§ **DIRECTIONS FOR THIS TASK**: The line holding "80, 90, 100];" is the last one to output; start at the first line of the data, keep every line in between exactly, and leave out pictures.

*** EXERCISE INPUT

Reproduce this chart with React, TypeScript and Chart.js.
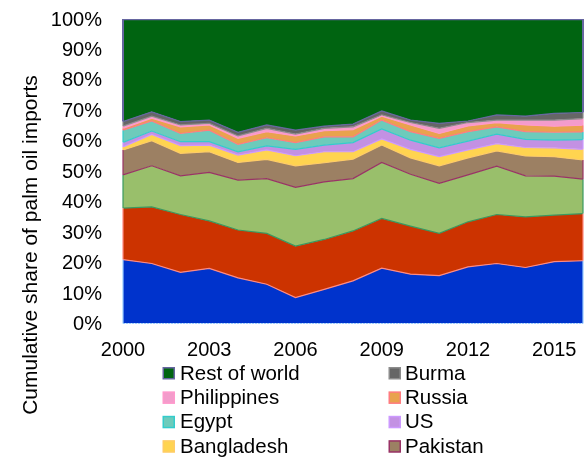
import React, { useEffect, useRef } from "react";
import { Chart, registerables } from "chart.js";

Chart.register(...registerables);

// Years on the horizontal axis
const years = [
  "2000", "2001", "2002", "2003", "2004", "2005", "2006", "2007", "2008",
  "2009", "2010", "2011", "2012", "2013", "2014", "2015", "2016",
];
const xTickLabels = ["2000", "2003", "2006", "2009", "2012", "2015"];
const yTickValues = [0, 10, 20, 30, 40, 50, 60, 70, 80, 90, 100];

// Share of world palm oil imports, percent (stacked bottom to top)
const india = [21.0, 19.7, 16.8, 18.1, 15.0, 12.9, 8.5, 11.2, 14.0, 18.2, 16.2, 15.7, 18.6, 19.7, 18.4, 20.3, 20.6];
const eu = [16.9, 18.6, 19.0, 15.6, 15.7, 16.7, 16.9, 16.4, 16.4, 16.3, 15.8, 13.9, 14.8, 16.1, 16.6, 15.3, 15.5];
const china = [10.9, 13.5, 12.7, 15.9, 16.4, 18.0, 19.3, 18.9, 17.2, 18.4, 17.0, 16.4, 15.4, 15.9, 13.5, 12.8, 11.3];
const pakistan = [8.2, 8.2, 7.4, 6.8, 5.8, 6.3, 7.1, 6.3, 6.4, 5.7, 5.4, 5.8, 5.6, 5.0, 6.5, 6.4, 6.3];
const bangladesh = [1.0, 2.1, 2.5, 2.2, 2.4, 3.1, 3.3, 3.6, 2.4, 2.0, 2.8, 3.0, 2.6, 2.4, 2.8, 2.9, 3.5];
const us = [1.5, 1.1, 1.3, 1.1, 1.1, 1.3, 2.1, 2.2, 3.0, 3.3, 3.0, 2.9, 2.9, 3.1, 2.7, 2.5, 3.2];
const egypt = [4.0, 3.3, 2.7, 3.8, 2.4, 2.7, 2.2, 2.7, 1.9, 2.9, 2.8, 3.1, 3.1, 2.4, 2.5, 2.6, 2.5];
const russia = [0.6, 0.9, 2.2, 1.7, 2.0, 2.0, 2.2, 2.0, 2.4, 1.3, 2.2, 1.6, 1.9, 1.4, 2.2, 2.0, 2.2];
const philippines = [0.7, 0.7, 0.6, 0.5, 0.8, 1.1, 0.6, 0.8, 0.9, 0.4, 0.8, 1.7, 1.1, 0.8, 1.6, 2.0, 2.2];
const burma = [1.5, 1.4, 1.1, 1.1, 1.2, 1.1, 1.3, 0.7, 0.9, 1.3, 0.8, 1.6, 0.5, 1.7, 1.3, 2.2, 2.0];
const restOfWorld = [33.7, 30.5, 33.7, 33.2, 37.2, 34.8, 36.5, 35.2, 34.5, 30.2, 33.2, 34.3, 33.5, 31.5, 31.9, 31.0, 30.7];

const FONT = '"Liberation Sans", Arial, Helvetica, sans-serif';

type Series = { label: string; data: number[]; fill: string; edge: string };

const series: Series[] = [
  { label: "India", data: india, fill: "#0033cc", edge: "#99ccff" },
  { label: "EU", data: eu, fill: "#cc3300", edge: "#ff8a80" },
  { label: "China", data: china, fill: "#99bf6b", edge: "#3a9a60" },
  { label: "Pakistan", data: pakistan, fill: "#9c8063", edge: "#993366" },
  { label: "Bangladesh", data: bangladesh, fill: "#ffd450", edge: "#ffcc66" },
  { label: "US", data: us, fill: "#c391e3", edge: "#cc99ff" },
  { label: "Egypt", data: egypt, fill: "#6dcbbb", edge: "#33cccc" },
  { label: "Russia", data: russia, fill: "#e9a24e", edge: "#ff7c80" },
  { label: "Philippines", data: philippines, fill: "#f39ccb", edge: "#ff99cc" },
  { label: "Burma", data: burma, fill: "#666666", edge: "#8c8c8c" },
  { label: "Rest of world", data: restOfWorld, fill: "#006411", edge: "#6666a0" },
];

export default function App() {
  const ref = useRef<HTMLCanvasElement>(null);

  useEffect(() => {
    const canvas = ref.current;
    if (!canvas) return;

    // Each band's top edge takes the outline colour of the band above it
    const datasets = series.map((s, i) => {
      const last = i === series.length - 1;
      return {
        label: s.label,
        data: s.data,
        backgroundColor: s.fill,
        borderColor: last ? s.edge : series[i + 1].edge,
        borderWidth: last ? 2.5 : 1.2,
        fill: i === 0 ? "origin" : "-1",
        pointRadius: 0,
        pointHoverRadius: 0,
        tension: 0,
      };
    });

    const decorations = {
      id: "decorations",
      afterDatasetsDraw(chart: any) {
        const { ctx, chartArea: a } = chart;
        ctx.save();
        // side outlines of every band
        for (let i = 0; i < series.length; i++) {
          const meta = chart.getDatasetMeta(i);
          const prev = i > 0 ? chart.getDatasetMeta(i - 1) : null;
          const n = meta.data.length;
          for (const idx of [0, n - 1]) {
            const top = meta.data[idx].y;
            const bot = prev ? prev.data[idx].y : a.bottom;
            const x = meta.data[idx].x;
            ctx.strokeStyle = series[i].edge;
            ctx.lineWidth = i === series.length - 1 ? 2 : 1.2;
            ctx.beginPath();
            ctx.moveTo(x, bot);
            ctx.lineTo(x, top);
            ctx.stroke();
          }
        }
        // bottom outline of the lowest band
        ctx.strokeStyle = series[0].edge;
        ctx.lineWidth = 1.2;
        ctx.setLineDash([2, 1]);
        ctx.beginPath();
        ctx.moveTo(a.left, a.bottom);
        ctx.lineTo(a.right, a.bottom);
        ctx.stroke();
        ctx.restore();
      },
      afterDraw(chart: any) {
        const { ctx } = chart;
        const xs = chart.scales.x;
        const ys = chart.scales.y;
        ctx.save();
        ctx.fillStyle = "#000000";

        // y tick labels
        ctx.font = `20px ${FONT}`;
        ctx.textAlign = "right";
        ctx.textBaseline = "middle";
        for (const v of yTickValues) {
          ctx.fillText(`${v}%`, 102, ys.getPixelForValue(v) + 1);
        }

        // x tick labels
        ctx.textAlign = "center";
        ctx.textBaseline = "alphabetic";
        for (const lab of xTickLabels) {
          ctx.fillText(lab, xs.getPixelForValue(years.indexOf(lab)), 355.5);
        }

        // y axis title
        ctx.save();
        ctx.font = `21px ${FONT}`;
        ctx.translate(36.5, 245);
        ctx.rotate(-Math.PI / 2);
        ctx.textAlign = "center";
        ctx.textBaseline = "alphabetic";
        ctx.fillText("Cumulative share of palm oil imports", 0, 0);
        ctx.restore();

        // legend: two columns, top series first
        const items = series.slice().reverse();
        const colBox = [163, 389];
        const colText = [180, 405];
        const row0 = 373;
        const rowGap = 24.4;
        ctx.font = `20.5px ${FONT}`;
        ctx.textAlign = "left";
        ctx.textBaseline = "alphabetic";
        items.forEach((s, k) => {
          const col = k % 2;
          const row = Math.floor(k / 2);
          const cy = row0 + row * rowGap;
          const bx = colBox[col];
          ctx.fillStyle = s.fill;
          ctx.fillRect(bx, cy - 5.5, 11.5, 11.5);
          ctx.strokeStyle = s.edge;
          ctx.lineWidth = 1.5;
          ctx.strokeRect(bx + 0.25, cy - 5.25, 11, 11);
          ctx.fillStyle = "#000000";
          ctx.fillText(s.label, colText[col], cy + 6.5);
        });
        ctx.restore();
      },
    };

    const chart = new Chart(canvas, {
      type: "line",
      data: { labels: years, datasets: datasets as any },
      options: {
        responsive: false,
        animation: false,
        events: [],
        layout: { padding: { left: 123, top: 19, right: 3, bottom: 133.5 } },
        scales: {
          x: { display: false, offset: false },
          y: { display: false, stacked: true, min: 0, max: 100 },
        },
        plugins: {
          legend: { display: false },
          tooltip: { enabled: false },
          filler: { propagate: false },
        },
      },
      plugins: [decorations],
    });

    return () => chart.destroy();
  }, []);

  return (
    <div
      style={{
        position: "absolute",
        left: 0,
        top: 0,
        width: 586,
        height: 457,
        overflow: "hidden",
        background: "#ffffff",
      }}
    >
      <canvas ref={ref} width={586} height={457} style={{ display: "block" }} />
    </div>
  );
}
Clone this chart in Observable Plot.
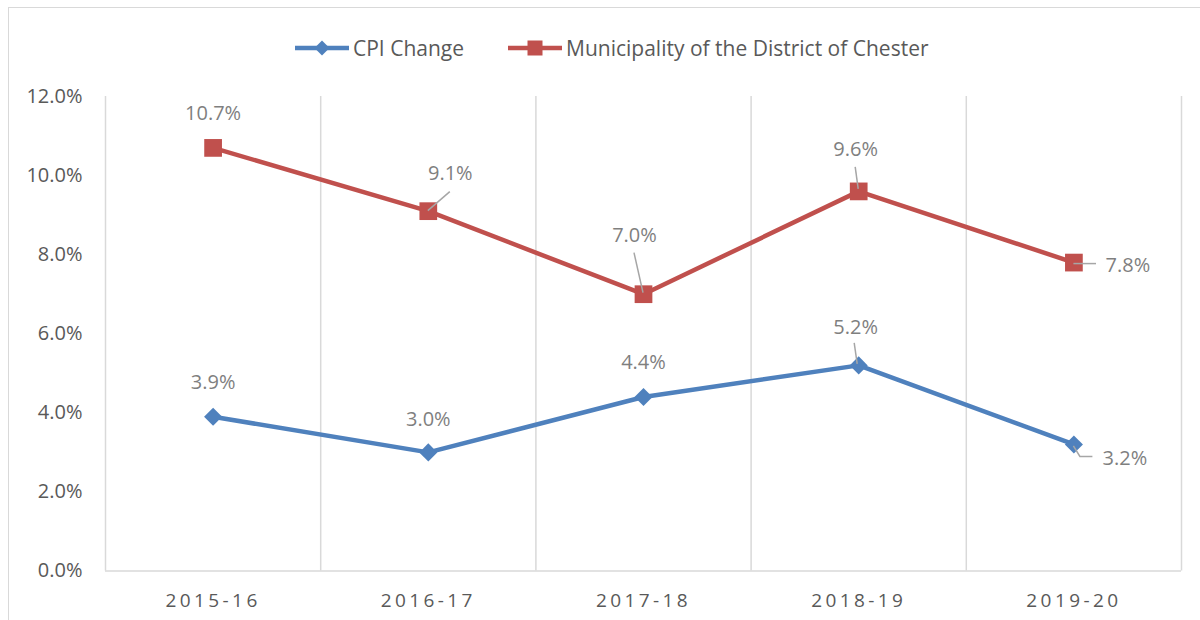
<!DOCTYPE html>
<html><head><meta charset="utf-8">
<script src="https://cdn.jsdelivr.net/npm/d3@7"></script>
<script src="https://cdn.jsdelivr.net/npm/@observablehq/plot@0.6"></script>
<style>
html,body{margin:0;padding:0;background:#fff;overflow:hidden;width:1200px;height:620px;}
#frame{position:absolute;left:8px;top:7px;width:1300px;height:700px;border:1.5px solid #d9d9d9;}
#legend{position:absolute;left:295px;top:35px;height:26px;display:flex;align-items:center;font-family:"Open Sans";font-size:21px;color:#595959;white-space:nowrap;}
.item{display:flex;align-items:center;}
.item svg{display:block;}
.item span{margin-left:4px;}
#chart{position:absolute;left:0;top:80px;}
#chart [aria-label="x-axis tick label"] text{letter-spacing:3.4px;}
</style></head><body>
<div id="frame"></div>
<div id="legend"></div>
<div id="chart"></div>
<script>
// ---- data ----
const categories = ["2015-16", "2016-17", "2017-18", "2018-19", "2019-20"];
const cpiChange = [3.9, 3.0, 4.4, 5.2, 3.2];
const chesterChange = [10.7, 9.1, 7.0, 9.6, 7.8];
const yTicks = [0, 2, 4, 6, 8, 10, 12];
const seriesNames = ["CPI Change", "Municipality of the District of Chester"];

// ---- styling ----
const seriesColors = ["#4F81BD", "#C0504D"];
const gridColor = "#d9d9d9";
const labelColor = "#7f7f7f";
const axisColor = "#595959";
const leaderColor = "#a6a6a6";
const font = "Open Sans";

// data label placement (pixel offsets from the marker), leader polylines
const cpiLabelLayout = [
  {dx: 0, dy: -34},
  {dx: 0, dy: -33},
  {dx: 0, dy: -34},
  {dx: -3, dy: -38, leader: [[-4, -22], [-1, -1]]},
  {dx: 28.6, dy: 14, anchor: "start", leader: [[0, 2], [6.5, 12.5], [19, 12.5]]}
];
const chesterLabelLayout = [
  {dx: 0, dy: -34},
  {dx: 22, dy: -38, leader: [[0, 0], [22, -19]]},
  {dx: -9, dy: -59, leader: [[0, -1], [-9, -41]]},
  {dx: -3, dy: -42, leader: [[-3, -24], [0, -2]]},
  {dx: 31.6, dy: 2.6, anchor: "start", leader: [[0, 1.5], [22.6, 1.5]]}
];

const idx = categories.map((_, i) => i);
const boundaries = d3.range(categories.length + 1).map(i => i - 0.5);
const fmt = v => v.toFixed(1) + "%";

const series = [
  {values: cpiChange, color: seriesColors[0], layout: cpiLabelLayout, symbol: "square", rotate: 45, r: 7.2},
  {values: chesterChange, color: seriesColors[1], layout: chesterLabelLayout, symbol: "square", rotate: 0, r: 10}
];

const marks = [
  Plot.ruleX(boundaries, {stroke: gridColor, strokeWidth: 1.5}),
  Plot.ruleY([0], {stroke: gridColor, strokeWidth: 1.5}),
  Plot.axisY(yTicks, {tickSize: 0, tickPadding: 23, tickFormat: fmt, fontSize: 20, fill: axisColor, color: axisColor}),
  Plot.axisX(idx, {tickSize: 0, tickPadding: 22, tickFormat: i => categories[i], fontSize: 19, fill: axisColor, color: axisColor, dx: 0})
];

for (const s of series) {
  marks.push(Plot.line(idx, {x: i => i, y: i => s.values[i], stroke: s.color, strokeWidth: 4.5}));
  marks.push(Plot.dot(idx, {x: i => i, y: i => s.values[i], symbol: s.symbol, rotate: s.rotate, r: s.r, fill: s.color, stroke: "none"}));
}

// leader lines, drawn through the plot's own scales
marks.push((index, scales) => {
  const g = d3.create("svg:g").attr("fill", "none").attr("stroke", leaderColor).attr("stroke-width", 1.5);
  for (const s of series) {
    s.layout.forEach((L, i) => {
      if (!L.leader) return;
      const cx = scales.x(i), cy = scales.y(s.values[i]);
      g.append("path").attr("d", d3.line()(L.leader.map(([a, b]) => [cx + a, cy + b])));
    });
  }
  return g.node();
});

for (const s of series) {
  s.layout.forEach((L, i) => {
    marks.push(Plot.text([i], {
      x: d => d, y: d => s.values[d], text: d => fmt(s.values[d]),
      dx: L.dx, dy: L.dy, textAnchor: L.anchor || "middle",
      fill: labelColor, fontSize: 20
    }));
  });
}

const chart = Plot.plot({
  width: 1200,
  height: 540,
  marginTop: 16,
  marginBottom: 49.5,
  marginLeft: 105,
  marginRight: 19,
  x: {domain: [-0.5, categories.length - 0.5]},
  y: {domain: [0, 12]},
  style: {fontFamily: font, background: "transparent", overflow: "visible"},
  marks
});
document.getElementById("chart").appendChild(chart);

// legend
const legend = d3.select("#legend");
seriesNames.forEach((name, k) => {
  const item = legend.append("div").attr("class", "item").style("margin-right", k === 0 ? "44px" : "0");
  const svg = item.append("svg").attr("width", 54).attr("height", 26);
  svg.append("line").attr("x1", 0).attr("x2", 54).attr("y1", 13).attr("y2", 13)
    .attr("stroke", seriesColors[k]).attr("stroke-width", 4.5);
  if (k === 0) {
    svg.append("path").attr("d", "M27,5.5L34.5,13L27,20.5L19.5,13Z").attr("fill", seriesColors[k]);
  } else {
    svg.append("rect").attr("x", 19.5).attr("y", 5.5).attr("width", 15).attr("height", 15).attr("fill", seriesColors[k]);
  }
  item.append("span").text(name);
});
</script>
</body></html>
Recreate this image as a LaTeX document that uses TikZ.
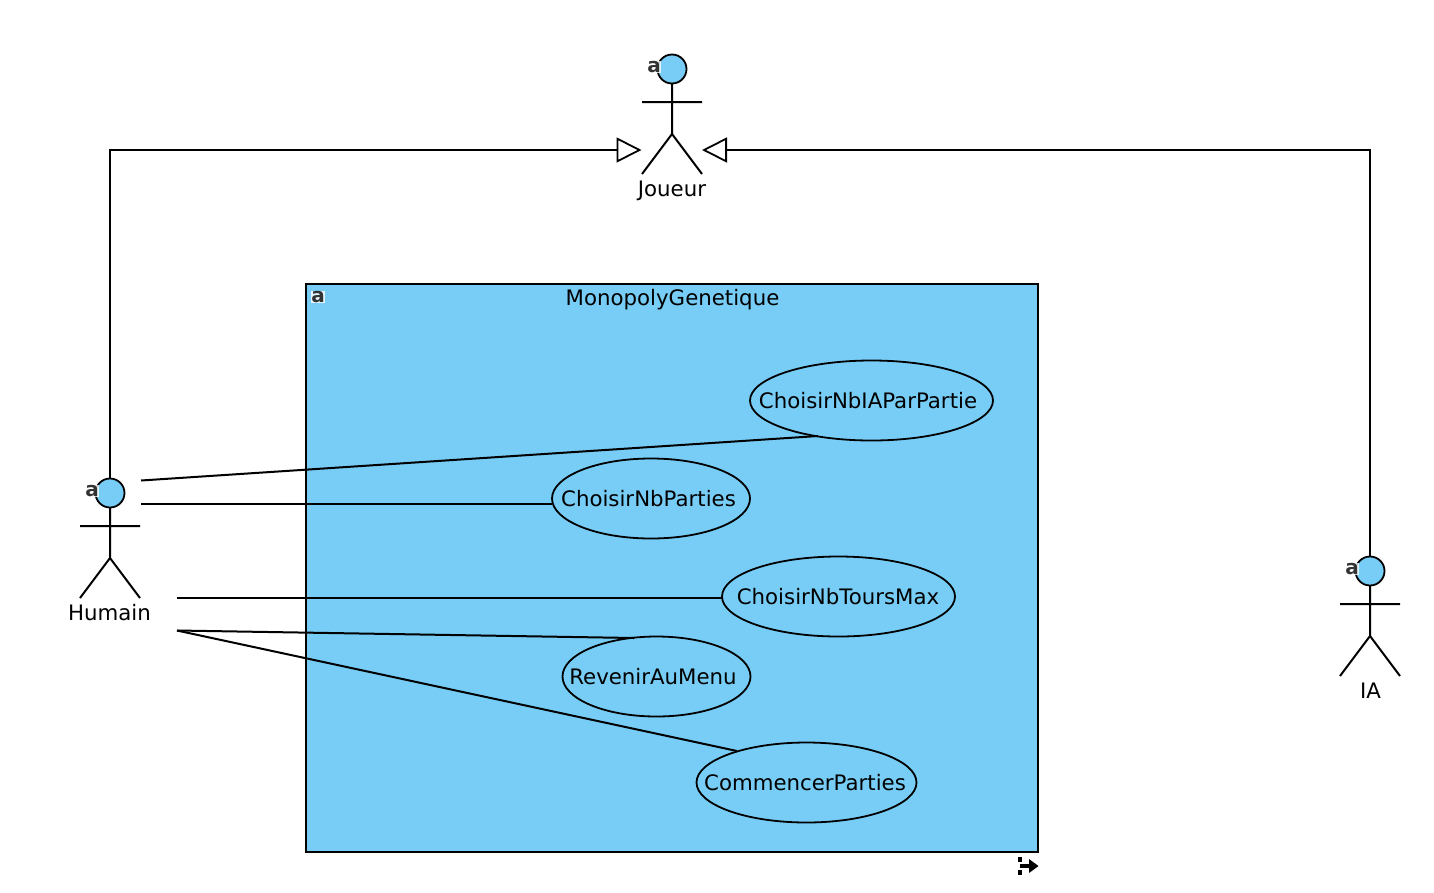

******

§ **FINISHED EXERCISE**:
Reproduce this chart with React, TypeScript and Chart.js.
import React, { useEffect, useRef } from "react";
import { Chart, registerables } from "chart.js";

Chart.register(...registerables);

// Years on the horizontal axis
const years = [
  "2000", "2001", "2002", "2003", "2004", "2005", "2006", "2007", "2008",
  "2009", "2010", "2011", "2012", "2013", "2014", "2015", "2016",
];
const xTickLabels = ["2000", "2003", "2006", "2009", "2012", "2015"];
const yTickValues = [0, 10, 20, 30, 40, 50, 60, 70, 80, 90, 100];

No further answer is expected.